TA series page 53-54 shows either measured axial drive up of several  0.001s of and inch,  or even simpler  "tang counting" when tightening the big lock nut.
None of that tricky clearance reduction measurement required.

There is also frightening and confusing mention of  locking collars having a setscrews.
"How to Convert a SOLID-BLOCK housed unit from Expansion (floating) to Fixed Flange Cartridge and Flange Block • Loosen the Teflon-tipped set screw that locks the retaining nut in place. • Tighten the retaining nut by tapping it with a hammer and punch, rotating the retaining nut clockwise until tight. It is not possible to overtighten the retaining nut. • Tighten the Teflon-tipped set screw. Pillow Block • Follow the directions above for flange bearings on both nuts on either side of the housing.

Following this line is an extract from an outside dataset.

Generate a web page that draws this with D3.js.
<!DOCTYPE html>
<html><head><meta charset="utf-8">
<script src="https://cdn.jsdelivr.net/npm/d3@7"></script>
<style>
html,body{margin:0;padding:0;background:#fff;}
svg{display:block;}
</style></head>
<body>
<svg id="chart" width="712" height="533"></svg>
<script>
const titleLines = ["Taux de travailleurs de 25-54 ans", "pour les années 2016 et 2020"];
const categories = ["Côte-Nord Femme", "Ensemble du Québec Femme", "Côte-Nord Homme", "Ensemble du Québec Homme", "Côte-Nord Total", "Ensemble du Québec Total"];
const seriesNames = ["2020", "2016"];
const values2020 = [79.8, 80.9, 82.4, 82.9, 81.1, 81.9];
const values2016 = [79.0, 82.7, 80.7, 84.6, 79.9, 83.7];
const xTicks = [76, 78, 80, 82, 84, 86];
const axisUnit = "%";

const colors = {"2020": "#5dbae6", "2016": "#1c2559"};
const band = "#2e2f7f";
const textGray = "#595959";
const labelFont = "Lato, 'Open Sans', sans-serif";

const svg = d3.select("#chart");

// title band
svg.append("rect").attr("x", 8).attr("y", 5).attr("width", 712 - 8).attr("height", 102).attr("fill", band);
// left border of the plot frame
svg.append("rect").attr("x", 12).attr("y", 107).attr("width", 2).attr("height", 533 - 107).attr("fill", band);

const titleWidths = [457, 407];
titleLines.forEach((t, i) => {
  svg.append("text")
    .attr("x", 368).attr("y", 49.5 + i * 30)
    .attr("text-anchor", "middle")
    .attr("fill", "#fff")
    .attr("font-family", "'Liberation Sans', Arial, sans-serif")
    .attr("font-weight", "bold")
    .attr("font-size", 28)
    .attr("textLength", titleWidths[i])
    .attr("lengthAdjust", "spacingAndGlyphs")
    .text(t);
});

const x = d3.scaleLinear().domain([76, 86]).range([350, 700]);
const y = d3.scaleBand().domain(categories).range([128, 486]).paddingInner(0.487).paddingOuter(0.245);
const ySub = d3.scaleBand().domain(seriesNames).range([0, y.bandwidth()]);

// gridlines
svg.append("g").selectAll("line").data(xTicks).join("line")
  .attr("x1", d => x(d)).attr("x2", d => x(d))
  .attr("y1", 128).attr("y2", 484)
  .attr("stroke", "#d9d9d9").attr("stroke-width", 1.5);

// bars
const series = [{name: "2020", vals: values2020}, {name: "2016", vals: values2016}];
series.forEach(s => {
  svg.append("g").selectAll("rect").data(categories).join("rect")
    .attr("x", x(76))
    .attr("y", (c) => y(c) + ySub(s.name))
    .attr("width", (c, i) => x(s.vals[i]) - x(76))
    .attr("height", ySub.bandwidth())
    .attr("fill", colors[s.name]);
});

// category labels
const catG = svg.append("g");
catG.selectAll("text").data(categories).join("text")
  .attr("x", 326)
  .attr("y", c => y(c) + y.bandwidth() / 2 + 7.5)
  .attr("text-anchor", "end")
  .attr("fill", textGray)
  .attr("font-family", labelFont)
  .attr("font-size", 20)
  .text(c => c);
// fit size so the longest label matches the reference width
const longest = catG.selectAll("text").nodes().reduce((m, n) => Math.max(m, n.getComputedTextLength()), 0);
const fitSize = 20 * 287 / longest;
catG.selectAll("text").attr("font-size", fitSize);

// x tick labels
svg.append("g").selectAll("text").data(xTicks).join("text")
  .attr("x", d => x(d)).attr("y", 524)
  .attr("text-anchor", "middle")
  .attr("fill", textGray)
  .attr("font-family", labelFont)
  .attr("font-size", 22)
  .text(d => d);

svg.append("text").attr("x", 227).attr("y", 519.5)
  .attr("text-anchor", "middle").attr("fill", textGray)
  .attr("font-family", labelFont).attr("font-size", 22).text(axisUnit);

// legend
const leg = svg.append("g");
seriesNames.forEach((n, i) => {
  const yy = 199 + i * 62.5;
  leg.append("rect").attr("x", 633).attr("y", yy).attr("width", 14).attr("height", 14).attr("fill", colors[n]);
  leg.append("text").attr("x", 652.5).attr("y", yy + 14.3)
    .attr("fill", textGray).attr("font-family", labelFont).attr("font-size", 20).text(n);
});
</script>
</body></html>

NOTE When converting a solid-block housed unit from expansion to fixed on a mounted bearing, the locking-collar set screws must be released to allow the insert to move both in the housing and on the shaft."

On page 49 there is a table showing 35 Nm torque for some 3/8" setscrews, but that is for the wimpier EC series bearings.

Then on page 40-41 the "V-lock" style also has locking set screws in collars. Those setscrews have similar 35 Nm torques.
At first glance the V-lock is only used with 2 bolt pillow blox.